╔══
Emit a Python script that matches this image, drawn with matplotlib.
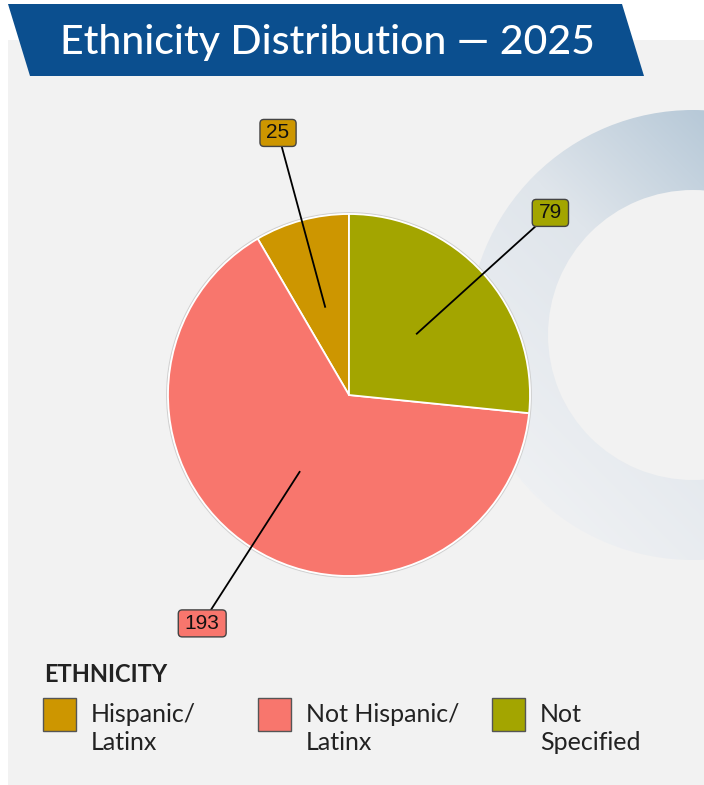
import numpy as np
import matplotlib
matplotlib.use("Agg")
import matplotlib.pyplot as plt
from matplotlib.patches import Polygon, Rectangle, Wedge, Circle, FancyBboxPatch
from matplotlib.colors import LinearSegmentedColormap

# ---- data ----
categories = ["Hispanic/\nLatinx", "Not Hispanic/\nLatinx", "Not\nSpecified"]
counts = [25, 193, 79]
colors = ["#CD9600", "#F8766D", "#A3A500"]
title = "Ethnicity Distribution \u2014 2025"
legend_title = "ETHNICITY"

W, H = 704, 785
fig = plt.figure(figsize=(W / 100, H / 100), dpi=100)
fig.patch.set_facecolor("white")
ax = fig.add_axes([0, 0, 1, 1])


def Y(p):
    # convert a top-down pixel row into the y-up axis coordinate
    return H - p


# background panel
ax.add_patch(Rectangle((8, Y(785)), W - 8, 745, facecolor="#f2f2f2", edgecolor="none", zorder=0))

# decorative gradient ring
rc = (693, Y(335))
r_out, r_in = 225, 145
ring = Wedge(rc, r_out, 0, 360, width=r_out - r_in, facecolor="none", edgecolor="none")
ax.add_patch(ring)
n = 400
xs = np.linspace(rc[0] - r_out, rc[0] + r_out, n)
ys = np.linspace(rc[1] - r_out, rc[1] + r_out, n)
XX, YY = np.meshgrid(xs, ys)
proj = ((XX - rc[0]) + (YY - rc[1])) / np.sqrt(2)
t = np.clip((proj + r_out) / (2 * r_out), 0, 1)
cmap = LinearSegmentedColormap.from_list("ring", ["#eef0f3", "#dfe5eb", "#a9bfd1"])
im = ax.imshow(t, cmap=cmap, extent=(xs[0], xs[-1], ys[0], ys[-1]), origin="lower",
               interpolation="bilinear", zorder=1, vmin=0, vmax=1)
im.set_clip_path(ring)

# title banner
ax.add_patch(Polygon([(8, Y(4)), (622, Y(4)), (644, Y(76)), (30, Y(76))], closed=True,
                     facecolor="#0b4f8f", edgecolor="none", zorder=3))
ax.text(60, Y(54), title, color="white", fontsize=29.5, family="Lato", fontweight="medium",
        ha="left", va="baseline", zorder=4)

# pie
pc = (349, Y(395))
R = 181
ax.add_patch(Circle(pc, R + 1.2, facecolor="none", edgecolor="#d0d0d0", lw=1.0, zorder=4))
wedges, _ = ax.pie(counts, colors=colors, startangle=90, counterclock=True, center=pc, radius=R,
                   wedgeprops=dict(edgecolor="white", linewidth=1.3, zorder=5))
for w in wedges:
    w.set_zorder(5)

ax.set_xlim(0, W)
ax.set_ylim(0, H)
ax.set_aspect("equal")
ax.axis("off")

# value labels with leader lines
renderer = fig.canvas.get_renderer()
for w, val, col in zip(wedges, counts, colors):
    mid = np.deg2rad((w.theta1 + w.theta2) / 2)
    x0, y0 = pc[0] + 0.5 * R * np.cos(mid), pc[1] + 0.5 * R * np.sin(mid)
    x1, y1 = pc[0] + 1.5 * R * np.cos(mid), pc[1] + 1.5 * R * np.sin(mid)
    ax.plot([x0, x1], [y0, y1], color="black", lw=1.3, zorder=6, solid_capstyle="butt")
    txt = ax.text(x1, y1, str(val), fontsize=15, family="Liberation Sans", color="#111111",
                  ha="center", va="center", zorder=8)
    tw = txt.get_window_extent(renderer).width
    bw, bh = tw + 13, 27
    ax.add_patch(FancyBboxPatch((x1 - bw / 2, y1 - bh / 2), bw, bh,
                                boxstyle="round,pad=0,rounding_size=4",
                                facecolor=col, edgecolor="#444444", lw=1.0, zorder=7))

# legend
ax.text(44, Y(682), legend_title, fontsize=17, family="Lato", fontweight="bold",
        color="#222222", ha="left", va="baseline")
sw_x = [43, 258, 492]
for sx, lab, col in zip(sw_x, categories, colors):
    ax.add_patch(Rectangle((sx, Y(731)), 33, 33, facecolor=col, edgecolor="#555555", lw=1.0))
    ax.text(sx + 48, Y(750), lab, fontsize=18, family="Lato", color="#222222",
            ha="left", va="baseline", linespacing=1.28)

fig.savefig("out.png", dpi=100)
╚══
» What is needed:
Return all of the data exactly as written, and drop the pictures.

» Problem solution:
Emit a Python script that matches this image, drawn with matplotlib.
import numpy as np
import matplotlib
matplotlib.use("Agg")
import matplotlib.pyplot as plt
from matplotlib.patches import Polygon, Rectangle, Wedge, Circle, FancyBboxPatch
from matplotlib.colors import LinearSegmentedColormap

# ---- data ----
categories = ["Hispanic/\nLatinx", "Not Hispanic/\nLatinx", "Not\nSpecified"]
counts = [25, 193, 79]
colors = ["#CD9600", "#F8766D", "#A3A500"]
title = "Ethnicity Distribution \u2014 2025"
legend_title = "ETHNICITY"

W, H = 704, 785
fig = plt.figure(figsize=(W / 100, H / 100), dpi=100)
fig.patch.set_facecolor("white")
ax = fig.add_axes([0, 0, 1, 1])


def Y(p):
    # convert a top-down pixel row into the y-up axis coordinate
    return H - p


# background panel
ax.add_patch(Rectangle((8, Y(785)), W - 8, 745, facecolor="#f2f2f2", edgecolor="none", zorder=0))

# decorative gradient ring
rc = (693, Y(335))
r_out, r_in = 225, 145
ring = Wedge(rc, r_out, 0, 360, width=r_out - r_in, facecolor="none", edgecolor="none")
ax.add_patch(ring)
n = 400
xs = np.linspace(rc[0] - r_out, rc[0] + r_out, n)
ys = np.linspace(rc[1] - r_out, rc[1] + r_out, n)
XX, YY = np.meshgrid(xs, ys)
proj = ((XX - rc[0]) + (YY - rc[1])) / np.sqrt(2)
t = np.clip((proj + r_out) / (2 * r_out), 0, 1)
cmap = LinearSegmentedColormap.from_list("ring", ["#eef0f3", "#dfe5eb", "#a9bfd1"])
im = ax.imshow(t, cmap=cmap, extent=(xs[0], xs[-1], ys[0], ys[-1]), origin="lower",
               interpolation="bilinear", zorder=1, vmin=0, vmax=1)
im.set_clip_path(ring)

# title banner
ax.add_patch(Polygon([(8, Y(4)), (622, Y(4)), (644, Y(76)), (30, Y(76))], closed=True,
                     facecolor="#0b4f8f", edgecolor="none", zorder=3))
ax.text(60, Y(54), title, color="white", fontsize=29.5, family="Lato", fontweight="medium",
        ha="left", va="baseline", zorder=4)

# pie
pc = (349, Y(395))
R = 181
ax.add_patch(Circle(pc, R + 1.2, facecolor="none", edgecolor="#d0d0d0", lw=1.0, zorder=4))
wedges, _ = ax.pie(counts, colors=colors, startangle=90, counterclock=True, center=pc, radius=R,
                   wedgeprops=dict(edgecolor="white", linewidth=1.3, zorder=5))
for w in wedges:
    w.set_zorder(5)

ax.set_xlim(0, W)
ax.set_ylim(0, H)
ax.set_aspect("equal")
ax.axis("off")

# value labels with leader lines
renderer = fig.canvas.get_renderer()
for w, val, col in zip(wedges, counts, colors):
    mid = np.deg2rad((w.theta1 + w.theta2) / 2)
    x0, y0 = pc[0] + 0.5 * R * np.cos(mid), pc[1] + 0.5 * R * np.sin(mid)
    x1, y1 = pc[0] + 1.5 * R * np.cos(mid), pc[1] + 1.5 * R * np.sin(mid)
    ax.plot([x0, x1], [y0, y1], color="black", lw=1.3, zorder=6, solid_capstyle="butt")
    txt = ax.text(x1, y1, str(val), fontsize=15, family="Liberation Sans", color="#111111",
                  ha="center", va="center", zorder=8)
    tw = txt.get_window_extent(renderer).width
    bw, bh = tw + 13, 27
    ax.add_patch(FancyBboxPatch((x1 - bw / 2, y1 - bh / 2), bw, bh,
                                boxstyle="round,pad=0,rounding_size=4",
                                facecolor=col, edgecolor="#444444", lw=1.0, zorder=7))

# legend
ax.text(44, Y(682), legend_title, fontsize=17, family="Lato", fontweight="bold",
        color="#222222", ha="left", va="baseline")
sw_x = [43, 258, 492]
for sx, lab, col in zip(sw_x, categories, colors):
    ax.add_patch(Rectangle((sx, Y(731)), 33, 33, facecolor=col, edgecolor="#555555", lw=1.0))
    ax.text(sx + 48, Y(750), lab, fontsize=18, family="Lato", color="#222222",
            ha="left", va="baseline", linespacing=1.28)

fig.savefig("out.png", dpi=100)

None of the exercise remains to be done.